• **Data block**:
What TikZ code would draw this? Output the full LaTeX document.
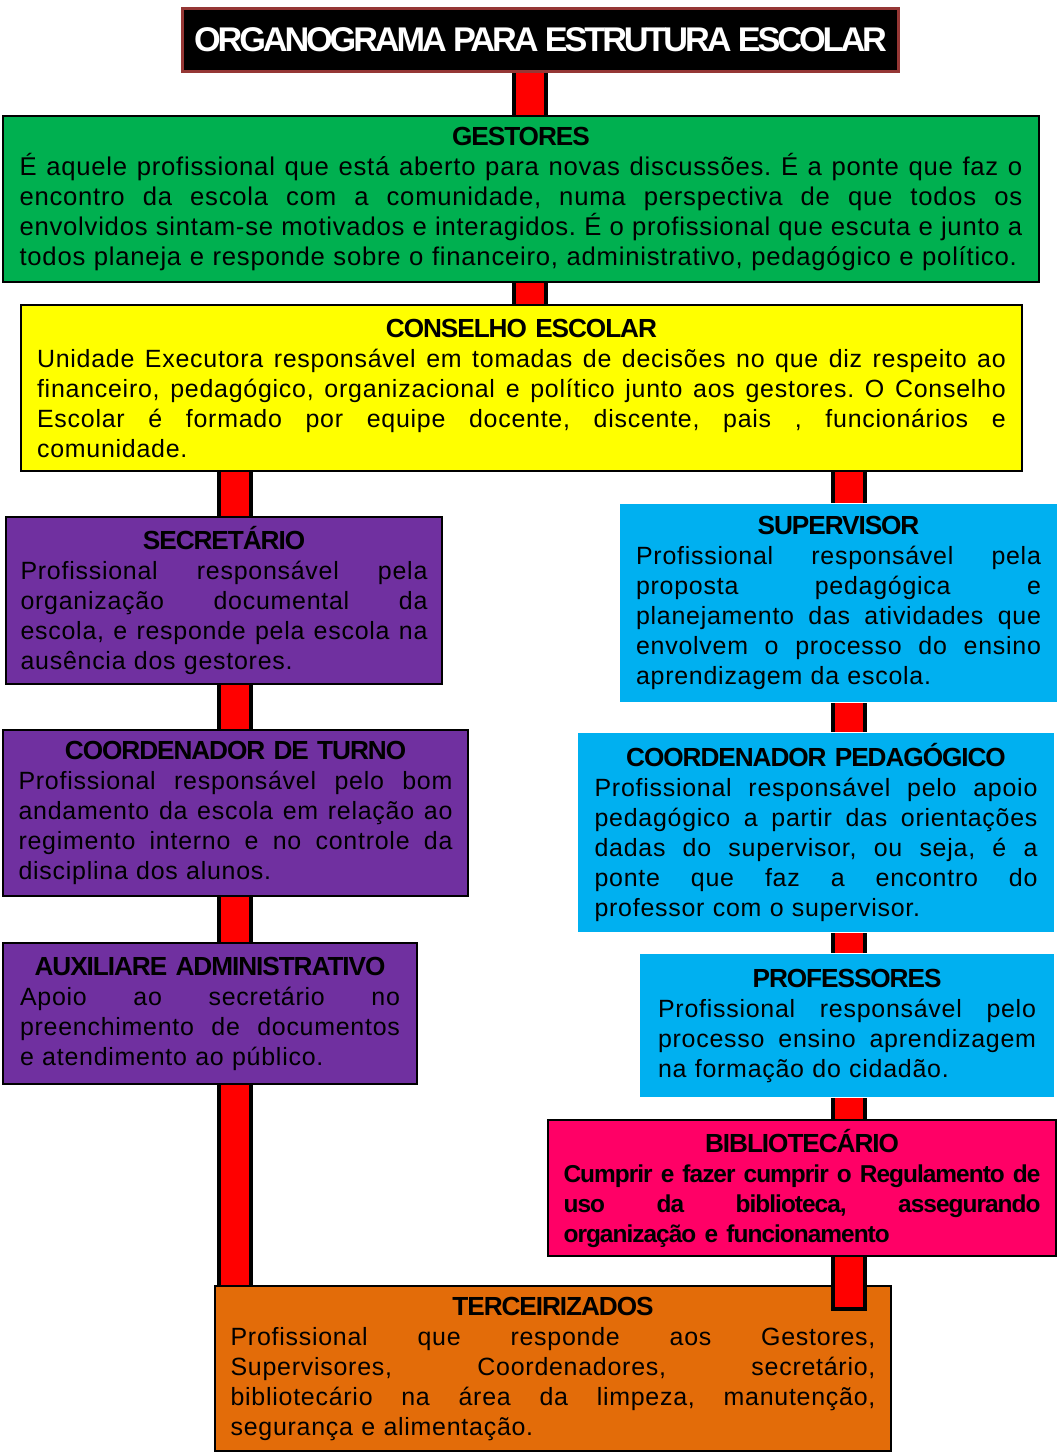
\documentclass[tikz,border=0pt]{standalone}
\usepackage{fontspec}
\setmainfont{Liberation Sans}
\newfontfamily\bodyfont[LetterSpace=3]{Liberation Sans}
\newfontfamily\headfont[LetterSpace=-4]{Liberation Sans}
\newfontfamily\titlefont[LetterSpace=-9]{Liberation Sans}

\definecolor{gestgreen}{HTML}{00B050}
\definecolor{conselhoyellow}{HTML}{FFFF00}
\definecolor{adminpurple}{HTML}{7030A0}
\definecolor{pedcyan}{HTML}{00B0F0}
\definecolor{bibpink}{HTML}{FF0066}
\definecolor{tercorange}{HTML}{E36C09}
\definecolor{titlebrown}{HTML}{953735}
\definecolor{barred}{HTML}{FF0000}

% one justified line, one last line, one heading line
\newcommand{\jl}[1]{\makebox[\linewidth][s]{\spaceskip=.3em plus 3em minus .06em\relax#1}\\}
\newcommand{\el}[1]{\makebox[\linewidth][l]{#1}}
\newcommand{\hd}[1]{{\headfont\bfseries\fontsize{14.9}{17.07}\selectfont #1}\\}

\begin{document}
\begin{tikzpicture}[
  x=0.02cm, y=-0.02cm,
  box/.style={draw=black,line width=1.2pt,anchor=north west,inner sep=0pt,align=center,
    font=\bodyfont\fontsize{14.2}{17.07}\selectfont\frenchspacing},
  cyanbox/.style={box,draw=none,fill=pedcyan},
  purplebox/.style={box,fill=adminpurple},
  titlebox/.style={draw=titlebrown,line width=1.8pt,fill=black,text=white,anchor=north west,inner sep=0pt,
    font=\titlefont\bfseries\fontsize{19.5}{21}\selectfont},
  bar/.style={draw=barred,line width=.56cm,preaction={draw=black,line width=.72cm}},
  barend/.style={draw=barred,line width=.56cm,preaction={draw=black,line width=.72cm,shorten >=-.08cm}}
]
\useasboundingbox (0,0) rectangle (1057,1453);

\node[titlebox,minimum width=14.32cm,minimum height=1.26cm] (titulo) at (181,7) {ORGANOGRAMA PARA ESTRUTURA ESCOLAR};

\node[box,fill=gestgreen,minimum width=20.72cm,minimum height=3.32cm,text width=20.06cm,
  font=\bodyfont\fontsize{14.6}{17.07}\selectfont\frenchspacing] (gestores) at (2,115) {%
  \hd{GESTORES}%
  \jl{É aquele profissional que está aberto para novas discussões. É a ponte que faz o}%
  \jl{encontro da escola com a comunidade, numa perspectiva de que todos os}%
  \jl{envolvidos sintam-se motivados e interagidos. É o profissional que escuta e junto a}%
  \el{todos planeja e responde sobre o financeiro, administrativo, pedagógico e político.}};

\node[box,fill=conselhoyellow,minimum width=20.02cm,minimum height=3.32cm,text width=19.38cm] (conselho) at (20,304) {%
  \hd{CONSELHO ESCOLAR}%
  \jl{Unidade Executora responsável em tomadas de decisões no que diz respeito ao}%
  \jl{financeiro, pedagógico, organizacional e político junto aos gestores. O Conselho}%
  \jl{Escolar é formado por equipe docente, discente, pais , funcionários e}%
  \el{comunidade.}};

% left column
\node[purplebox,minimum width=8.72cm,minimum height=3.34cm,text width=8.14cm] (secretario) at (5,516) {%
  \hd{SECRETÁRIO}%
  \jl{Profissional responsável pela}%
  \jl{organização documental da}%
  \jl{escola, e responde pela escola na}%
  \el{ausência dos gestores.}};

\node[purplebox,minimum width=9.30cm,minimum height=3.32cm,text width=8.68cm] (turno) at (2,729) {%
  \hd{COORDENADOR DE TURNO}%
  \jl{Profissional responsável pelo bom}%
  \jl{andamento da escola em relação ao}%
  \jl{regimento interno e no controle da}%
  \el{disciplina dos alunos.}};

\node[purplebox,minimum width=8.28cm,minimum height=2.82cm,text width=7.60cm] (auxiliar) at (2,942) {%
  \hd{AUXILIARE ADMINISTRATIVO}%
  \jl{Apoio ao secretário no}%
  \jl{preenchimento de documentos}%
  \el{e atendimento ao público.}};

% right column
\node[cyanbox,minimum width=8.74cm,minimum height=3.96cm,text width=8.10cm] (supervisor) at (619,503) {%
  \hd{SUPERVISOR}%
  \jl{Profissional responsável pela}%
  \jl{proposta pedagógica e}%
  \jl{planejamento das atividades que}%
  \jl{envolvem o processo do ensino}%
  \el{aprendizagem da escola.}};

\node[cyanbox,minimum width=9.52cm,minimum height=3.98cm,text width=8.86cm] (pedagogico) at (577,732) {%
  \hd{COORDENADOR PEDAGÓGICO}%
  \jl{Profissional responsável pelo apoio}%
  \jl{pedagógico a partir das orientações}%
  \jl{dadas do supervisor, ou seja, é a}%
  \jl{ponte que faz a encontro do}%
  \el{professor com o supervisor.}};

\node[cyanbox,minimum width=8.28cm,minimum height=2.86cm,text width=7.56cm] (professores) at (639,953) {%
  \hd{PROFESSORES}%
  \jl{Profissional responsável pelo}%
  \jl{processo ensino aprendizagem}%
  \el{na formação do cidadão.}};

\node[box,fill=bibpink,minimum width=10.16cm,minimum height=2.72cm,text width=9.54cm] (bibliotecario) at (547,1119) {%
  \hd{BIBLIOTECÁRIO}%
  {\headfont\bfseries\fontsize{13.9}{17.07}\selectfont
  \jl{Cumprir e fazer cumprir o Regulamento de}%
  \jl{uso da biblioteca, assegurando}%
  \el{organização e funcionamento}}};

\node[box,fill=tercorange,minimum width=13.52cm,minimum height=3.30cm,text width=12.90cm] (terceirizados) at (214,1285) {%
  \hd{TERCEIRIZADOS}%
  \jl{Profissional que responde aos Gestores,}%
  \jl{Supervisores, Coordenadores, secretário,}%
  \jl{bibliotecário na área da limpeza, manutenção,}%
  \el{segurança e alimentação.}};

% connectors
\coordinate (cx) at (530,0);
\coordinate (lx) at (235,0);
\coordinate (rx) at (849,0);
\coordinate (rend) at (849,1307);
\foreach \a/\b in {titulo/gestores,gestores/conselho}
  \draw[bar] (\a.south -| cx) -- (\b.north -| cx);
\foreach \a/\b in {conselho/secretario,secretario/turno,turno/auxiliar,auxiliar/terceirizados}
  \draw[bar] (\a.south -| lx) -- (\b.north -| lx);
\foreach \a/\b in {conselho/supervisor,supervisor/pedagogico,pedagogico/professores,professores/bibliotecario}
  \draw[bar] (\a.south -| rx) -- (\b.north -| rx);
\draw[barend] (bibliotecario.south -| rx) -- (rend);
\end{tikzpicture}
\end{document}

• **Task to complete**: Are you able to set down all the lines above exactly, without any pictures?

• **Solution for this problem**:
What TikZ code would draw this? Output the full LaTeX document.
\documentclass[tikz,border=0pt]{standalone}
\usepackage{fontspec}
\setmainfont{Liberation Sans}
\newfontfamily\bodyfont[LetterSpace=3]{Liberation Sans}
\newfontfamily\headfont[LetterSpace=-4]{Liberation Sans}
\newfontfamily\titlefont[LetterSpace=-9]{Liberation Sans}

\definecolor{gestgreen}{HTML}{00B050}
\definecolor{conselhoyellow}{HTML}{FFFF00}
\definecolor{adminpurple}{HTML}{7030A0}
\definecolor{pedcyan}{HTML}{00B0F0}
\definecolor{bibpink}{HTML}{FF0066}
\definecolor{tercorange}{HTML}{E36C09}
\definecolor{titlebrown}{HTML}{953735}
\definecolor{barred}{HTML}{FF0000}

% one justified line, one last line, one heading line
\newcommand{\jl}[1]{\makebox[\linewidth][s]{\spaceskip=.3em plus 3em minus .06em\relax#1}\\}
\newcommand{\el}[1]{\makebox[\linewidth][l]{#1}}
\newcommand{\hd}[1]{{\headfont\bfseries\fontsize{14.9}{17.07}\selectfont #1}\\}

\begin{document}
\begin{tikzpicture}[
  x=0.02cm, y=-0.02cm,
  box/.style={draw=black,line width=1.2pt,anchor=north west,inner sep=0pt,align=center,
    font=\bodyfont\fontsize{14.2}{17.07}\selectfont\frenchspacing},
  cyanbox/.style={box,draw=none,fill=pedcyan},
  purplebox/.style={box,fill=adminpurple},
  titlebox/.style={draw=titlebrown,line width=1.8pt,fill=black,text=white,anchor=north west,inner sep=0pt,
    font=\titlefont\bfseries\fontsize{19.5}{21}\selectfont},
  bar/.style={draw=barred,line width=.56cm,preaction={draw=black,line width=.72cm}},
  barend/.style={draw=barred,line width=.56cm,preaction={draw=black,line width=.72cm,shorten >=-.08cm}}
]
\useasboundingbox (0,0) rectangle (1057,1453);

\node[titlebox,minimum width=14.32cm,minimum height=1.26cm] (titulo) at (181,7) {ORGANOGRAMA PARA ESTRUTURA ESCOLAR};

\node[box,fill=gestgreen,minimum width=20.72cm,minimum height=3.32cm,text width=20.06cm,
  font=\bodyfont\fontsize{14.6}{17.07}\selectfont\frenchspacing] (gestores) at (2,115) {%
  \hd{GESTORES}%
  \jl{É aquele profissional que está aberto para novas discussões. É a ponte que faz o}%
  \jl{encontro da escola com a comunidade, numa perspectiva de que todos os}%
  \jl{envolvidos sintam-se motivados e interagidos. É o profissional que escuta e junto a}%
  \el{todos planeja e responde sobre o financeiro, administrativo, pedagógico e político.}};

\node[box,fill=conselhoyellow,minimum width=20.02cm,minimum height=3.32cm,text width=19.38cm] (conselho) at (20,304) {%
  \hd{CONSELHO ESCOLAR}%
  \jl{Unidade Executora responsável em tomadas de decisões no que diz respeito ao}%
  \jl{financeiro, pedagógico, organizacional e político junto aos gestores. O Conselho}%
  \jl{Escolar é formado por equipe docente, discente, pais , funcionários e}%
  \el{comunidade.}};

% left column
\node[purplebox,minimum width=8.72cm,minimum height=3.34cm,text width=8.14cm] (secretario) at (5,516) {%
  \hd{SECRETÁRIO}%
  \jl{Profissional responsável pela}%
  \jl{organização documental da}%
  \jl{escola, e responde pela escola na}%
  \el{ausência dos gestores.}};

\node[purplebox,minimum width=9.30cm,minimum height=3.32cm,text width=8.68cm] (turno) at (2,729) {%
  \hd{COORDENADOR DE TURNO}%
  \jl{Profissional responsável pelo bom}%
  \jl{andamento da escola em relação ao}%
  \jl{regimento interno e no controle da}%
  \el{disciplina dos alunos.}};

\node[purplebox,minimum width=8.28cm,minimum height=2.82cm,text width=7.60cm] (auxiliar) at (2,942) {%
  \hd{AUXILIARE ADMINISTRATIVO}%
  \jl{Apoio ao secretário no}%
  \jl{preenchimento de documentos}%
  \el{e atendimento ao público.}};

% right column
\node[cyanbox,minimum width=8.74cm,minimum height=3.96cm,text width=8.10cm] (supervisor) at (619,503) {%
  \hd{SUPERVISOR}%
  \jl{Profissional responsável pela}%
  \jl{proposta pedagógica e}%
  \jl{planejamento das atividades que}%
  \jl{envolvem o processo do ensino}%
  \el{aprendizagem da escola.}};

\node[cyanbox,minimum width=9.52cm,minimum height=3.98cm,text width=8.86cm] (pedagogico) at (577,732) {%
  \hd{COORDENADOR PEDAGÓGICO}%
  \jl{Profissional responsável pelo apoio}%
  \jl{pedagógico a partir das orientações}%
  \jl{dadas do supervisor, ou seja, é a}%
  \jl{ponte que faz a encontro do}%
  \el{professor com o supervisor.}};

\node[cyanbox,minimum width=8.28cm,minimum height=2.86cm,text width=7.56cm] (professores) at (639,953) {%
  \hd{PROFESSORES}%
  \jl{Profissional responsável pelo}%
  \jl{processo ensino aprendizagem}%
  \el{na formação do cidadão.}};

\node[box,fill=bibpink,minimum width=10.16cm,minimum height=2.72cm,text width=9.54cm] (bibliotecario) at (547,1119) {%
  \hd{BIBLIOTECÁRIO}%
  {\headfont\bfseries\fontsize{13.9}{17.07}\selectfont
  \jl{Cumprir e fazer cumprir o Regulamento de}%
  \jl{uso da biblioteca, assegurando}%
  \el{organização e funcionamento}}};

\node[box,fill=tercorange,minimum width=13.52cm,minimum height=3.30cm,text width=12.90cm] (terceirizados) at (214,1285) {%
  \hd{TERCEIRIZADOS}%
  \jl{Profissional que responde aos Gestores,}%
  \jl{Supervisores, Coordenadores, secretário,}%
  \jl{bibliotecário na área da limpeza, manutenção,}%
  \el{segurança e alimentação.}};

% connectors
\coordinate (cx) at (530,0);
\coordinate (lx) at (235,0);
\coordinate (rx) at (849,0);
\coordinate (rend) at (849,1307);
\foreach \a/\b in {titulo/gestores,gestores/conselho}
  \draw[bar] (\a.south -| cx) -- (\b.north -| cx);
\foreach \a/\b in {conselho/secretario,secretario/turno,turno/auxiliar,auxiliar/terceirizados}
  \draw[bar] (\a.south -| lx) -- (\b.north -| lx);
\foreach \a/\b in {conselho/supervisor,supervisor/pedagogico,pedagogico/professores,professores/bibliotecario}
  \draw[bar] (\a.south -| rx) -- (\b.north -| rx);
\draw[barend] (bibliotecario.south -| rx) -- (rend);
\end{tikzpicture}
\end{document}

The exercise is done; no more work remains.